Man: “We definitely have that!” *rambles on about one machine*

Me: “What’s the cost per month, and are there sign-up fees?”

Man: “It is $9.95 per month, plus 1.1% for credit purchases and ten cents flat for debit purchases. There is usually a sign-up fee, but for customers of [Previous Company] we are waiving it for all new setups.”

Me: “Thank you. I’ll keep it in mind!”

(Two weeks go by, and I’m running out of time for a new machine. Every other company is either too expensive — $150+ per month — or doesn’t answer their phone. I get a call back from the same man.)

Man: “Have you found a provider, or would you like to go ahead?”

Me: “I guess we will go ahead with it, thank you!”

(Cue two weeks of frustrating emails back and forth about the paperwork they need. They ask for one form, I send it, then they say, “Whoops, we need this one, instead.” “Do you have anything that says this?” “Can you print this and drive twenty minutes to your bank to write three numbers on it and then send it back?” Finally I receive my machine. There is no tip option and no catalogue, even though he assured me multiple times both on the phone and on email that it had them! I call back.)

Me: “You told me many times it supported a tip option and had a built-in catalogue on the app! It doesn’t!”

Man: “No, ma’am, I didn’t say that. None of our machines offer that.”

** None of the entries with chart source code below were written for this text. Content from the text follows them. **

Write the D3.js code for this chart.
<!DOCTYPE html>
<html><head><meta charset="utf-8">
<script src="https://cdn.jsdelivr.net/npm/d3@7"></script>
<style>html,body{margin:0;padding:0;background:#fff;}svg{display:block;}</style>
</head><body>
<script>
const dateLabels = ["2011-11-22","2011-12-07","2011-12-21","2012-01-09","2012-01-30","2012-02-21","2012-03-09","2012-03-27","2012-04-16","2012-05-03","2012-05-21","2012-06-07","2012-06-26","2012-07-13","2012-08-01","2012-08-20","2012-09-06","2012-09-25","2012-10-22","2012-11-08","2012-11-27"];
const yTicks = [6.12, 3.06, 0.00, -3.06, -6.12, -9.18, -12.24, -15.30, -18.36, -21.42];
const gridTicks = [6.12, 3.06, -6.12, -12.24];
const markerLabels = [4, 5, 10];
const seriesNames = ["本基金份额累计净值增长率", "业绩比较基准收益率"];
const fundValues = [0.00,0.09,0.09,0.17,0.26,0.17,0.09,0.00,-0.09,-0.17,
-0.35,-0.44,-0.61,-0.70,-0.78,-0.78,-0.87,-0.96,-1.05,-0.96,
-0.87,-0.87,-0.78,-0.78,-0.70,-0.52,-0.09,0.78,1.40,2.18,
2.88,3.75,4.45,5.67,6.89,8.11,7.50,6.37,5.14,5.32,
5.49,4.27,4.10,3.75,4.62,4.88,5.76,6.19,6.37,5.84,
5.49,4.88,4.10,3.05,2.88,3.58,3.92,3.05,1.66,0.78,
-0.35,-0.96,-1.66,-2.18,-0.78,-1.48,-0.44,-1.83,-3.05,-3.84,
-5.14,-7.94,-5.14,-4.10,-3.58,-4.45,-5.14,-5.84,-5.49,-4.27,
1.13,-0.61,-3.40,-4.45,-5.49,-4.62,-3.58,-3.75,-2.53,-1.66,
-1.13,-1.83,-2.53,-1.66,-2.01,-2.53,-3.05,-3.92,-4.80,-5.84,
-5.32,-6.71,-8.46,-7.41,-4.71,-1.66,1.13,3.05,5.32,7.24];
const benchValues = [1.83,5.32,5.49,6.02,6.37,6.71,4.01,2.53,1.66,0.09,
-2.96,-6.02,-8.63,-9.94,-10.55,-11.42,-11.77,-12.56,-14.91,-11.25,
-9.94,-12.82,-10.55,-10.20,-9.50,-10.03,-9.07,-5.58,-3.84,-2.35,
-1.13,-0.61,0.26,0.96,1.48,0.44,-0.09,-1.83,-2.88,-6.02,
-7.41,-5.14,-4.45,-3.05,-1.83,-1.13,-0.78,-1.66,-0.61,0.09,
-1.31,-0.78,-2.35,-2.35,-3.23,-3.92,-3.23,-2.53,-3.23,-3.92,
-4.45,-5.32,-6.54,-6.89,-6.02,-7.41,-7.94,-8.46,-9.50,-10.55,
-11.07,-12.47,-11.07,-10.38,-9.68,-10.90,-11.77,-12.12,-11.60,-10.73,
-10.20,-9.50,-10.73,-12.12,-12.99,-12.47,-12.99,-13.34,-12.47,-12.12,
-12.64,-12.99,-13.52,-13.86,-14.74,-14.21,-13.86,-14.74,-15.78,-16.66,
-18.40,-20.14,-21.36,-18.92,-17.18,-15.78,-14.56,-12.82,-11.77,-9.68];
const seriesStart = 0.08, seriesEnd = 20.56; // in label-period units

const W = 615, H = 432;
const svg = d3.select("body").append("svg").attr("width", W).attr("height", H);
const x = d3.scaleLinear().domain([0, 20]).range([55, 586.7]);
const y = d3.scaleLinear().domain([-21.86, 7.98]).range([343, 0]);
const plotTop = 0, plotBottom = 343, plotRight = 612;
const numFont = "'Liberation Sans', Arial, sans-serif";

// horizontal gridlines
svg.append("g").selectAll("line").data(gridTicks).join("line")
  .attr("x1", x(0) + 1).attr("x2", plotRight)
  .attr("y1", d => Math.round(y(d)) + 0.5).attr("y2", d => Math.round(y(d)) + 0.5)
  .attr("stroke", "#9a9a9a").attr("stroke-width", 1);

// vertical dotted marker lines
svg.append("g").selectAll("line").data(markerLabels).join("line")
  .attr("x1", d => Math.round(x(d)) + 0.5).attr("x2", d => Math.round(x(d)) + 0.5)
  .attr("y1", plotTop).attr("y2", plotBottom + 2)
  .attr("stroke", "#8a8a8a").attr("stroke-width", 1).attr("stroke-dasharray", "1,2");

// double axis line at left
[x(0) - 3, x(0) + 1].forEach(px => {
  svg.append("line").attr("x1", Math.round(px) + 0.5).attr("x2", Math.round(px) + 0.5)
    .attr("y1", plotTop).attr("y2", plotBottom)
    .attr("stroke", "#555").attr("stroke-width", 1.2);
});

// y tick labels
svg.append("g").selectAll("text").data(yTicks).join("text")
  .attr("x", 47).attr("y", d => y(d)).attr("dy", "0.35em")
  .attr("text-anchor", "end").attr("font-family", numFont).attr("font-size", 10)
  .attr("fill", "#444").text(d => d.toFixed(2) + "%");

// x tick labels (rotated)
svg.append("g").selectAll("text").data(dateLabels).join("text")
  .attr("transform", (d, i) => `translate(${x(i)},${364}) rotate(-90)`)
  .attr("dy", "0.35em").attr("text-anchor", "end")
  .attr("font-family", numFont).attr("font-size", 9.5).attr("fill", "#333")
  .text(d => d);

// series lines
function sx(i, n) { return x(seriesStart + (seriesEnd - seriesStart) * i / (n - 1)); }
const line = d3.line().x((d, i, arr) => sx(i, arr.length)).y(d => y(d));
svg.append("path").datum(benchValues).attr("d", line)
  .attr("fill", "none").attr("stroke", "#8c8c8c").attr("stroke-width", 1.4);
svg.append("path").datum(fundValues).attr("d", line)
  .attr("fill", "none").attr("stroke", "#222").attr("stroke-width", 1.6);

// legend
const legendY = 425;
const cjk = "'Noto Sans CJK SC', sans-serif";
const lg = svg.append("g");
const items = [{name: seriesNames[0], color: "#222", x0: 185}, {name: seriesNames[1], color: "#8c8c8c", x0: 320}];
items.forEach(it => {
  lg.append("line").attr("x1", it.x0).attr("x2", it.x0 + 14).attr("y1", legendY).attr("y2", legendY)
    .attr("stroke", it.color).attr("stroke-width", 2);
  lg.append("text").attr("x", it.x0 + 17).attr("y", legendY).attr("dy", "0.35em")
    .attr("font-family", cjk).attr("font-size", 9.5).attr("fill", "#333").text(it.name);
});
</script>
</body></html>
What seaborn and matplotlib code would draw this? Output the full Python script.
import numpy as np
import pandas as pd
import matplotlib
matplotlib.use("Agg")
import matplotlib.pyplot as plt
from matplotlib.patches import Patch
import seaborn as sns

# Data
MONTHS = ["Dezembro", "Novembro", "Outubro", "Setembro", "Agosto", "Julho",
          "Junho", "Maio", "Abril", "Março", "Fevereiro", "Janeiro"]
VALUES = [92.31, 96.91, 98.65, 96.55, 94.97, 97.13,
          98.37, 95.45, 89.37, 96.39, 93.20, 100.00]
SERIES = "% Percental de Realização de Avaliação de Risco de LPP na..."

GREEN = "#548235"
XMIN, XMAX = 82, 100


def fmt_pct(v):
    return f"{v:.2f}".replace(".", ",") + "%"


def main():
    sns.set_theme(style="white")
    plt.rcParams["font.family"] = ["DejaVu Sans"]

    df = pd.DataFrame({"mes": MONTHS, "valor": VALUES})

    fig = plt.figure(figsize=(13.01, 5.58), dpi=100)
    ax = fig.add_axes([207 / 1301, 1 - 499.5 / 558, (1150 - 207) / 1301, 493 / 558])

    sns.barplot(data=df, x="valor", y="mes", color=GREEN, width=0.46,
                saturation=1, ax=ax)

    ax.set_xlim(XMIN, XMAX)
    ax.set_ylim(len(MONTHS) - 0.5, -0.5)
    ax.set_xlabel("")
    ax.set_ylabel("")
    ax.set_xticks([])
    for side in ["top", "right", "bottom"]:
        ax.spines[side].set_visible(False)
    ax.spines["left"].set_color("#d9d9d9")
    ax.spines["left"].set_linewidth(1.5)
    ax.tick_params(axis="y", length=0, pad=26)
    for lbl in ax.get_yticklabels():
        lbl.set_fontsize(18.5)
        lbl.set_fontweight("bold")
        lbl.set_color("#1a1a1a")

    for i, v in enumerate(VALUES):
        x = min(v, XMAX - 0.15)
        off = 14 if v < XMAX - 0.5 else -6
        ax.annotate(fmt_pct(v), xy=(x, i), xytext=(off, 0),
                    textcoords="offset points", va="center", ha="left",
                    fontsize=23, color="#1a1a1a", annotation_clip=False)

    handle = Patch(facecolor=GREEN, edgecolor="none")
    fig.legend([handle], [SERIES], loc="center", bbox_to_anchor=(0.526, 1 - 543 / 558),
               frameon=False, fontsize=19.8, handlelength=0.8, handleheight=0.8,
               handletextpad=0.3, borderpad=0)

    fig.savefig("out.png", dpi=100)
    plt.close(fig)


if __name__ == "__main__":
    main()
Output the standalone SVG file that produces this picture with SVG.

Me: “Then I’d like to send it back. I was lied to, and I don’t want a machine that doesn’t work for me.”

Man: “I will see if you can cancel your contract early.”

Me: “I did not sign a contract. It’s monthly.”

Man: “My mistake. There is a cancellation fee of $399 to buy out the machine.”

Me: “I haven’t used the machine yet. I’m not paying anything. I signed nothing.”

Man: “Let me call you back; I have to talk with my manager.”

(Two weeks go by with no call back. I leave multiple voicemails and send multiple emails. Nothing. I’m doing some shopping for my business one day and my business debit card gets declined. I know there was plenty of money in there for my supplies, so I stop at the bank and see that there is $9.12 left! A charge for $399, another for $224, and another for $1,165 have come out, all bearing the name of that debit machine provider. Frantically, I call my bank and ask for the charges to be reversed as they are fraudulent, but there is a two- to three-business-day wait and it is a Friday night. I call the machine provider.)

Woman: “The sales rep you were dealing with isn’t in the office at the moment, but I’ve looked over your account and those charges are legitimate. You cancelled your contract, and the charges are $399 for the machine, $224 for the application and paperwork, and $1,165 for early termination.”

Me:I. Signed. Nothing! You can’t just steal people’s money like that! Refund the charges now! I’m a small-time business with just me, myself, and I, and you’ve left my bank account empty! I have to pay rent for my office! I have orders to pay for!”

Woman: “He just came back in. One moment.”

Man: “Hi, [My Name], we processed your cancellation as you requested, so you’re good to go.”

Me: “No, I told you I wasn’t paying that. I didn’t sign a contract.”

Man: “Yes, you did. That electronic document I sent to you that you electronically signed is your contract.”

Me: “You mean the one that says I agree to pay the percentage and 10 cents per transaction, and that my fees for the start-up were waived as part of the deal for [Previous Company]’s shut down?”

Man: “On page two. That is the contract. You signed a two-year contract and agreed to pay the cancellation fees of [amount] per month if cancelled early.”

Me: “There was only one page.”

Man: “No, there were two. You’re telling me you sign things without reading them?”

Me: “No, a**hole, there’s only one page. I’m staring at the email right now.”

Man: “You must be blind. You’re trying to scam us. Learn to read! I’m forwarding it to you now!”

Me: “Got it. Still only one page!”

Man:No, there are— Wait… F***, I forgot to send the other one.” *click*

(I still haven’t been refunded. This isn’t a scam company, either; they’re a multi-billion-dollar company that serves more than 50% of businesses in my town!)